• [Goal] From the first line of the listing below, retype each line up to and including the one with "width:400px; text-align:center; top:769px;"; pictures stay out.

• [Source material]

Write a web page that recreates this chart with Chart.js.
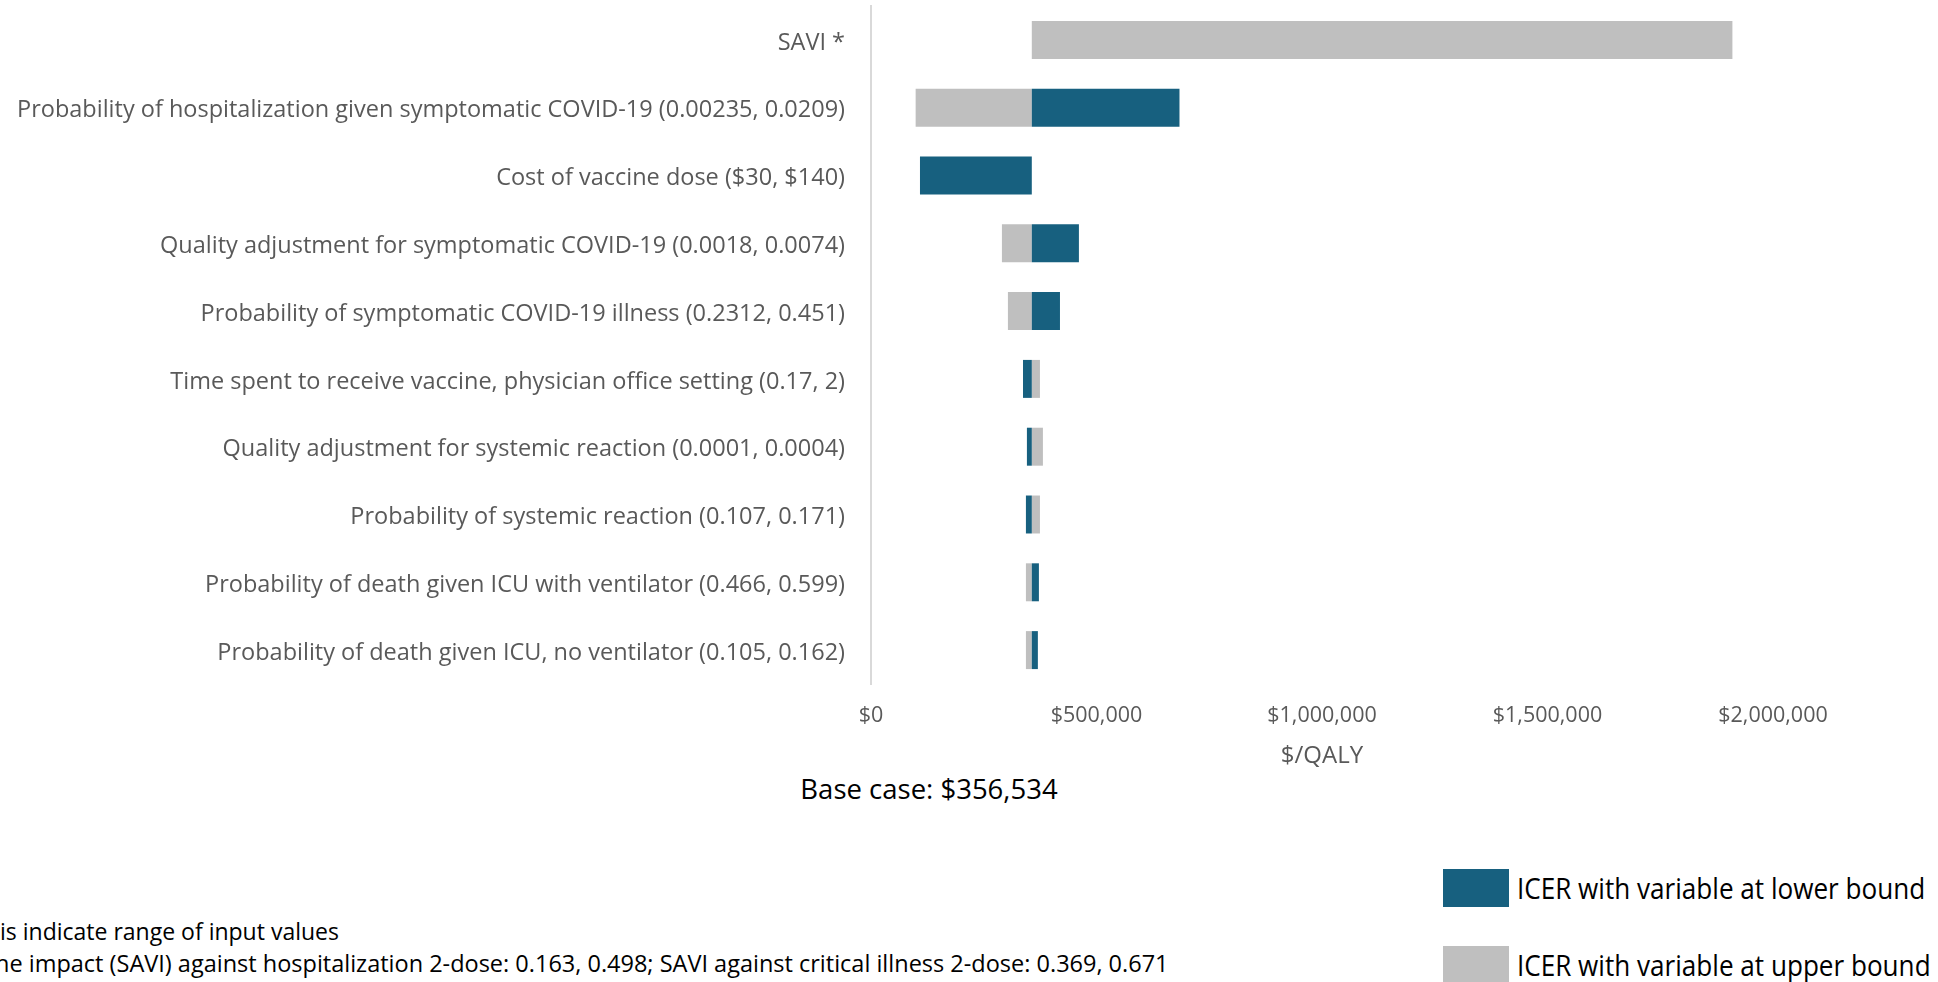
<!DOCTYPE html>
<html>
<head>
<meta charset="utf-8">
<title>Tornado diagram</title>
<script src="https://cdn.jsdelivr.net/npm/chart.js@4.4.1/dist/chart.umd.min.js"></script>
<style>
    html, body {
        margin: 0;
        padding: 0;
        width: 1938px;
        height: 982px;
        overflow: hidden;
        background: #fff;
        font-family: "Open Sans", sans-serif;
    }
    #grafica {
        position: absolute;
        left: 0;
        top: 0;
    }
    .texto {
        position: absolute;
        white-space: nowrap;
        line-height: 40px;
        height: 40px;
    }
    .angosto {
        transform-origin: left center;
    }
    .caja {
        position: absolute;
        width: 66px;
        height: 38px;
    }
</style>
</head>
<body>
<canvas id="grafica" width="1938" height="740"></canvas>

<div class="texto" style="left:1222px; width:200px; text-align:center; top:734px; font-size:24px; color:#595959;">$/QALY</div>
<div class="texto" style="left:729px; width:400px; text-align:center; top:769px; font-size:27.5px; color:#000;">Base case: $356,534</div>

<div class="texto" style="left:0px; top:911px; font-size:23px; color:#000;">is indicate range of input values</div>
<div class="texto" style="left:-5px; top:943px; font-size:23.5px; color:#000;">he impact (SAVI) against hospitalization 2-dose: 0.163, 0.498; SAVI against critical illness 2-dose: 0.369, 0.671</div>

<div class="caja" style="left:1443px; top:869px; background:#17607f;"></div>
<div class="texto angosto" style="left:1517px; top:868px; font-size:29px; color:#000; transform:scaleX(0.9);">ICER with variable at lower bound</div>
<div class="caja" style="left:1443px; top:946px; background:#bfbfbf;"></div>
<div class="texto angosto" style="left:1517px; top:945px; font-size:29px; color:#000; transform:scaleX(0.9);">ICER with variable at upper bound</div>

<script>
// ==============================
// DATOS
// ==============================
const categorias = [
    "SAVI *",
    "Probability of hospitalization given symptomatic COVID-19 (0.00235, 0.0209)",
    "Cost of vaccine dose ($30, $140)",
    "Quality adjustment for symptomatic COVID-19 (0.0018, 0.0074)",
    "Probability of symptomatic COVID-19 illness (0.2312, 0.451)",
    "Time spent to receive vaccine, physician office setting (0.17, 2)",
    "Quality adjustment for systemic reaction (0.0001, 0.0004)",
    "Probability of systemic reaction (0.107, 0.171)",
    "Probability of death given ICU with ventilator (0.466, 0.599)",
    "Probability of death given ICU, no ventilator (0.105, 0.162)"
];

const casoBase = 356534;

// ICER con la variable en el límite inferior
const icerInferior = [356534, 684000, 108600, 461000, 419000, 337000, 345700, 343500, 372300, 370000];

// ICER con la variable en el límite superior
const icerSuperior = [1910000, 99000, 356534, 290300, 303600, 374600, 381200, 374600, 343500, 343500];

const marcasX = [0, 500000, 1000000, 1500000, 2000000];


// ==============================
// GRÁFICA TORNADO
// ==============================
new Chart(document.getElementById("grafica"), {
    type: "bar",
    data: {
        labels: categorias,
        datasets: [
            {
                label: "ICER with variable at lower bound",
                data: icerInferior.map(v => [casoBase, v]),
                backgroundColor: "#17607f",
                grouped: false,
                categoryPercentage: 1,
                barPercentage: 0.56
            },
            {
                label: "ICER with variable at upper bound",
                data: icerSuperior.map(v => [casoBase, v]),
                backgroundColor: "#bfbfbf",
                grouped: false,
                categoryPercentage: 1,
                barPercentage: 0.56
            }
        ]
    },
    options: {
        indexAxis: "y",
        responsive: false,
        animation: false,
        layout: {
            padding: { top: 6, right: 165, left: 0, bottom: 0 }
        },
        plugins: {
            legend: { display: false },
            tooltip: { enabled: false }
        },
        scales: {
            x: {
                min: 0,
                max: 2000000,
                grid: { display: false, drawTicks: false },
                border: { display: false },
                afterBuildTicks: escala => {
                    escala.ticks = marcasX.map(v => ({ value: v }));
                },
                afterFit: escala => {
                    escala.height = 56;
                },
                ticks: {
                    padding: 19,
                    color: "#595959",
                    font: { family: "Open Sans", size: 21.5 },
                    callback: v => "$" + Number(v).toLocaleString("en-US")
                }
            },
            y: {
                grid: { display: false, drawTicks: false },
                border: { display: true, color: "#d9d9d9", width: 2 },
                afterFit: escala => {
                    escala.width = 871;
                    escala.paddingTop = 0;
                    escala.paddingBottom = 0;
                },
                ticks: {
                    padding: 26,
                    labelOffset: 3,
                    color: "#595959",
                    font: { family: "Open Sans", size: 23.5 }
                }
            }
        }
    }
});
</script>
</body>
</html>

• [Answer in full]
Write a web page that recreates this chart with Chart.js.
<!DOCTYPE html>
<html>
<head>
<meta charset="utf-8">
<title>Tornado diagram</title>
<script src="https://cdn.jsdelivr.net/npm/chart.js@4.4.1/dist/chart.umd.min.js"></script>
<style>
    html, body {
        margin: 0;
        padding: 0;
        width: 1938px;
        height: 982px;
        overflow: hidden;
        background: #fff;
        font-family: "Open Sans", sans-serif;
    }
    #grafica {
        position: absolute;
        left: 0;
        top: 0;
    }
    .texto {
        position: absolute;
        white-space: nowrap;
        line-height: 40px;
        height: 40px;
    }
    .angosto {
        transform-origin: left center;
    }
    .caja {
        position: absolute;
        width: 66px;
        height: 38px;
    }
</style>
</head>
<body>
<canvas id="grafica" width="1938" height="740"></canvas>

<div class="texto" style="left:1222px; width:200px; text-align:center; top:734px; font-size:24px; color:#595959;">$/QALY</div>
<div class="texto" style="left:729px; width:400px; text-align:center; top:769px; font-size:27.5px; color:#000;">Base case: $356,534</div>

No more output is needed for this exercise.